Grund für die gestiegene Vorsicht sind die sich abkühlenden Konjunkturdaten aus den USA. Diese hatten zuletzt sogar Befürchtungen genährt, daß die Fed mit ihren Anhebungen womöglich zu weit gehen und der Wirtschaft erst recht einen Einbruch bescheren könnte.


Statt dessen dürfte die von Bernanke vor einigen Wochen angedeutete Zinspause nun bald Realität werden: "Was als nächstes passiert, hängt von den Daten ab", sagt Jan Hatzius, Chefökonom von Goldman Sachs in New York. "Wenn die Wirtschaftdaten in etwa Trendwachstum erreichen und die Inflationsdaten in nächster Zeit besser ausfallen als erwartet, wird die Fed die Zinsen auf ihrer nächsten Sitzung Anfang August wohl stabil halten."


Die Börsen reagierten prompt: Während das Aktienbarometer Dow Jones am Freitag zeitweise gut zwei Prozent zulegte, gaben die Renditen zweijähriger US-Staatsanleihen spürbar nach. Der Dollar erlitt den größten Quartalseinbruch seit 2004. Der Euro stieg zeitweise um zwei Cent auf 1,2765 Dollar.


"Nach den vorangegangenen Äußerungen mehrerer Währungshüter ist der Fed-Ausblick diesmal deutlich schwächer ausgefallen. Das hat die Finanzmärkte überrascht und schlägt sich in den Kursen nieder", kommentierte Holger Schmieding von der Bank of America die Börsenreaktionen.


Die Situation ist für die US-Notenbanker vor allem deshalb so kniffelig, weil sich die Wirtschaft zwar abschwächt, die Inflation aber mit 2,4 Prozent nach wie vor deutlich über den Zielen der Fed liegt. Dies schürt in den USA die Sorge vor einer Stagflation, also der Kombination aus schwachem Wachstum und hoher Inflation. Ein solches Umfeld ist Gift für Aktien und Anleihen: Eine hohe Teuerung ist schlecht für Rentenpapiere, ein niedriges Wirtschaftswachstum schlecht für die Gewinne der Unternehmen. Die meisten Ökonomen setzen allerdings bisher darauf, daß die Fed einer solchen Entwicklung rechtzeitig entgegensteuern wird und sich aus diesem Grund alle Optionen für ihre weitere Geldpolitik offen gelassen hat.

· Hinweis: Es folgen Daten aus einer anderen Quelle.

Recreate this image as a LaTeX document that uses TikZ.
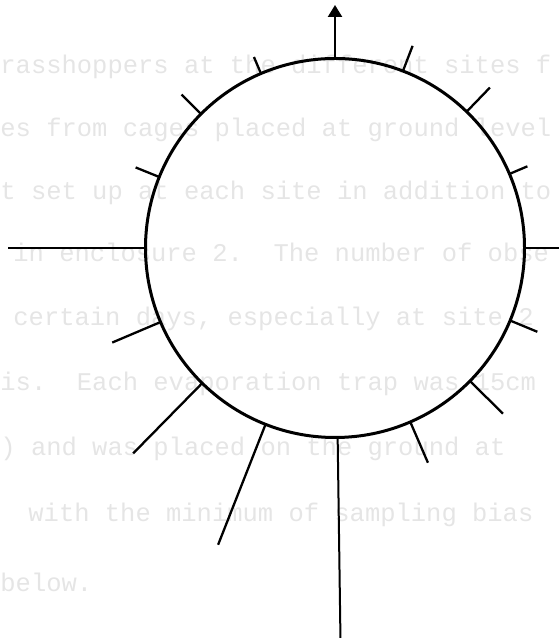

Leidtragender der größeren Unsicherheit über die weiteren Schritte der Fed ist der Dollar. Das Gros der Strategen rechnet damit, daß der Euro gegenüber dem Greenback in den kommenden drei Monaten auf bis zu 1,30 Dollar steigen wird. "Sollte die Europäische Zentralbank ihre Wortwahl verschärfen und weitere Zinserhöhungen in Europa in Aussicht stellen, könnte diese Marke sogar noch deutlich schneller erreicht sein", so Schmieding. Bislang war die Aussicht auf steigende Zinsen und höhere Renditen in den USA ein gewichtiges Argument für Investoren, ihr Kapital im Dollar-Raum anzulegen. Doch dieser Vorteil droht nun zusehends zu schwinden. "Auch die Qualität der Zinsentscheidungen spielt eine Rolle", sagt Folker Hellmeyer von der Bremer Landesbank. "Während die EZB die Sätze in einem Umfeld ökonomischer Stärke anheben kann, muß die Fed die Zinsen in einem sich abschwächenden Konjunkturumfeld erhöhen, um die Inflation in Schach zu halten. Das wirkt sich latent unterstützend für den Euro aus."


Ähnlich wie Schmieding rechnet auch Hellmeyer nicht damit, daß ein steigender Euro der Konjunktur im Euro-Raum einen schweren Dämpfer versetzen wird. "Da sich die meisten Exporteure längst abgesichert haben und auf Dollar-Basis im Euro-Raum mehr im- als exportiert wird, wirkt sich ein schwächerer Dollar unterm Strich sogar positiv für die Volkswirtschaft insgesamt aus."